* start *
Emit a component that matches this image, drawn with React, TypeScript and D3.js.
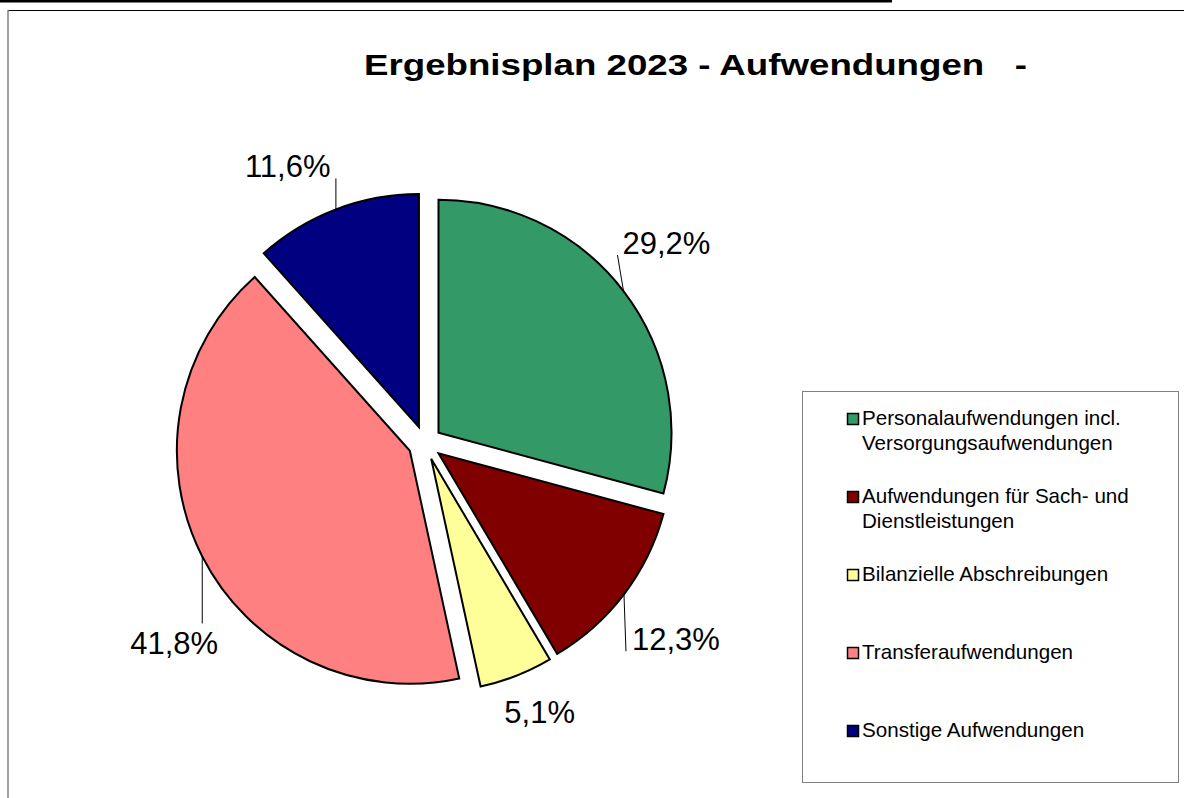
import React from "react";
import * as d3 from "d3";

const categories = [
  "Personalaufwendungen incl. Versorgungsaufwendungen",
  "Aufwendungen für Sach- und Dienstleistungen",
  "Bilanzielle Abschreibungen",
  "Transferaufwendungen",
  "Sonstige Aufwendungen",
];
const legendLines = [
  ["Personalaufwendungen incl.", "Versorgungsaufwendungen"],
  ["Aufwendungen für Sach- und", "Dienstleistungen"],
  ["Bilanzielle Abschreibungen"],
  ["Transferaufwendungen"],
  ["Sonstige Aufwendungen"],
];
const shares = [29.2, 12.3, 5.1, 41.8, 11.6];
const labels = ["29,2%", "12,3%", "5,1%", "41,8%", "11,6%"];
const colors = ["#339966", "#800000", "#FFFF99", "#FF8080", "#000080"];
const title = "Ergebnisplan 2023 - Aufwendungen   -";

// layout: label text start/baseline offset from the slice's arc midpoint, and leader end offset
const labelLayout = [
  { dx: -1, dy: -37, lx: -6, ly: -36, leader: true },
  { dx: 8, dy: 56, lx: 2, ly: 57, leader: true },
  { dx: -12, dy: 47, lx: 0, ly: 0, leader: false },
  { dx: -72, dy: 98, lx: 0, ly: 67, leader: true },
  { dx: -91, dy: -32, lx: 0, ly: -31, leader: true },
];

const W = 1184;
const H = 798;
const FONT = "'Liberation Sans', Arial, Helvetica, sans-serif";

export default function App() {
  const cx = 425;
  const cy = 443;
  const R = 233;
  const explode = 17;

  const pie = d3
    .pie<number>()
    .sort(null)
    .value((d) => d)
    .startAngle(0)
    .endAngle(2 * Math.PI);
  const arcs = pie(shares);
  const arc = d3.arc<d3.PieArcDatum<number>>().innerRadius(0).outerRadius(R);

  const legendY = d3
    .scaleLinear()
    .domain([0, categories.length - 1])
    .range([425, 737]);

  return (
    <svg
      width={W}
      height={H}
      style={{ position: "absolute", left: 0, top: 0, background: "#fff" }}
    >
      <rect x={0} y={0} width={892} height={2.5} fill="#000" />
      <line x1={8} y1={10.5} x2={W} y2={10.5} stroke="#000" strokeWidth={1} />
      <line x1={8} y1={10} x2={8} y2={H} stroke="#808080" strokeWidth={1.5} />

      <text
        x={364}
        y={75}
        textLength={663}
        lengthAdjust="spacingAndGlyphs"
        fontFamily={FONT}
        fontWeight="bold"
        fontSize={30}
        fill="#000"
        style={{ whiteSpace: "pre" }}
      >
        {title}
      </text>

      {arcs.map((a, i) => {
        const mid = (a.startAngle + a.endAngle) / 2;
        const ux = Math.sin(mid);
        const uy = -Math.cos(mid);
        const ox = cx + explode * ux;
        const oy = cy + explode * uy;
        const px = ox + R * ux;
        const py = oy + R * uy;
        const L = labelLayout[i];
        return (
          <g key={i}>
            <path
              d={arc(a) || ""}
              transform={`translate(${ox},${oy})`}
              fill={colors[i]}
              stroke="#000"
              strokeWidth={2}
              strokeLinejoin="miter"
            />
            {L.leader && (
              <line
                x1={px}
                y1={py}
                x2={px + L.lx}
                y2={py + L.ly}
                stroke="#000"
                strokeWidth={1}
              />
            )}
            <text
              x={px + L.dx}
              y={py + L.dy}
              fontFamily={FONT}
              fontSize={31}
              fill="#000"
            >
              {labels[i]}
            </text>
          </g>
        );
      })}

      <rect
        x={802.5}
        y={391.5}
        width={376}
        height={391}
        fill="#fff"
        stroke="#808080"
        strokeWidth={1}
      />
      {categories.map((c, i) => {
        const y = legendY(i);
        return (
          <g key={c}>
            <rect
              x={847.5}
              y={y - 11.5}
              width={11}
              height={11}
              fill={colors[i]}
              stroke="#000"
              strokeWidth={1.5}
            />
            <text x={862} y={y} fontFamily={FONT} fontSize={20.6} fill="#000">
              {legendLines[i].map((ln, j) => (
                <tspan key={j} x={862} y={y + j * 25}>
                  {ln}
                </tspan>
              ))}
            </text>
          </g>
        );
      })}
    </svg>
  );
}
* end *
### WRITTEN REQUEST
Transcribe the listing in full and omit the pictures.

### PROBLEM SOLUTION
Emit a component that matches this image, drawn with React, TypeScript and D3.js.
import React from "react";
import * as d3 from "d3";

const categories = [
  "Personalaufwendungen incl. Versorgungsaufwendungen",
  "Aufwendungen für Sach- und Dienstleistungen",
  "Bilanzielle Abschreibungen",
  "Transferaufwendungen",
  "Sonstige Aufwendungen",
];
const legendLines = [
  ["Personalaufwendungen incl.", "Versorgungsaufwendungen"],
  ["Aufwendungen für Sach- und", "Dienstleistungen"],
  ["Bilanzielle Abschreibungen"],
  ["Transferaufwendungen"],
  ["Sonstige Aufwendungen"],
];
const shares = [29.2, 12.3, 5.1, 41.8, 11.6];
const labels = ["29,2%", "12,3%", "5,1%", "41,8%", "11,6%"];
const colors = ["#339966", "#800000", "#FFFF99", "#FF8080", "#000080"];
const title = "Ergebnisplan 2023 - Aufwendungen   -";

// layout: label text start/baseline offset from the slice's arc midpoint, and leader end offset
const labelLayout = [
  { dx: -1, dy: -37, lx: -6, ly: -36, leader: true },
  { dx: 8, dy: 56, lx: 2, ly: 57, leader: true },
  { dx: -12, dy: 47, lx: 0, ly: 0, leader: false },
  { dx: -72, dy: 98, lx: 0, ly: 67, leader: true },
  { dx: -91, dy: -32, lx: 0, ly: -31, leader: true },
];

const W = 1184;
const H = 798;
const FONT = "'Liberation Sans', Arial, Helvetica, sans-serif";

export default function App() {
  const cx = 425;
  const cy = 443;
  const R = 233;
  const explode = 17;

  const pie = d3
    .pie<number>()
    .sort(null)
    .value((d) => d)
    .startAngle(0)
    .endAngle(2 * Math.PI);
  const arcs = pie(shares);
  const arc = d3.arc<d3.PieArcDatum<number>>().innerRadius(0).outerRadius(R);

  const legendY = d3
    .scaleLinear()
    .domain([0, categories.length - 1])
    .range([425, 737]);

  return (
    <svg
      width={W}
      height={H}
      style={{ position: "absolute", left: 0, top: 0, background: "#fff" }}
    >
      <rect x={0} y={0} width={892} height={2.5} fill="#000" />
      <line x1={8} y1={10.5} x2={W} y2={10.5} stroke="#000" strokeWidth={1} />
      <line x1={8} y1={10} x2={8} y2={H} stroke="#808080" strokeWidth={1.5} />

      <text
        x={364}
        y={75}
        textLength={663}
        lengthAdjust="spacingAndGlyphs"
        fontFamily={FONT}
        fontWeight="bold"
        fontSize={30}
        fill="#000"
        style={{ whiteSpace: "pre" }}
      >
        {title}
      </text>

      {arcs.map((a, i) => {
        const mid = (a.startAngle + a.endAngle) / 2;
        const ux = Math.sin(mid);
        const uy = -Math.cos(mid);
        const ox = cx + explode * ux;
        const oy = cy + explode * uy;
        const px = ox + R * ux;
        const py = oy + R * uy;
        const L = labelLayout[i];
        return (
          <g key={i}>
            <path
              d={arc(a) || ""}
              transform={`translate(${ox},${oy})`}
              fill={colors[i]}
              stroke="#000"
              strokeWidth={2}
              strokeLinejoin="miter"
            />
            {L.leader && (
              <line
                x1={px}
                y1={py}
                x2={px + L.lx}
                y2={py + L.ly}
                stroke="#000"
                strokeWidth={1}
              />
            )}
            <text
              x={px + L.dx}
              y={py + L.dy}
              fontFamily={FONT}
              fontSize={31}
              fill="#000"
            >
              {labels[i]}
            </text>
          </g>
        );
      })}

      <rect
        x={802.5}
        y={391.5}
        width={376}
        height={391}
        fill="#fff"
        stroke="#808080"
        strokeWidth={1}
      />
      {categories.map((c, i) => {
        const y = legendY(i);
        return (
          <g key={c}>
            <rect
              x={847.5}
              y={y - 11.5}
              width={11}
              height={11}
              fill={colors[i]}
              stroke="#000"
              strokeWidth={1.5}
            />
            <text x={862} y={y} fontFamily={FONT} fontSize={20.6} fill="#000">
              {legendLines[i].map((ln, j) => (
                <tspan key={j} x={862} y={y + j * 25}>
                  {ln}
                </tspan>
              ))}
            </text>
          </g>
        );
      })}
    </svg>
  );
}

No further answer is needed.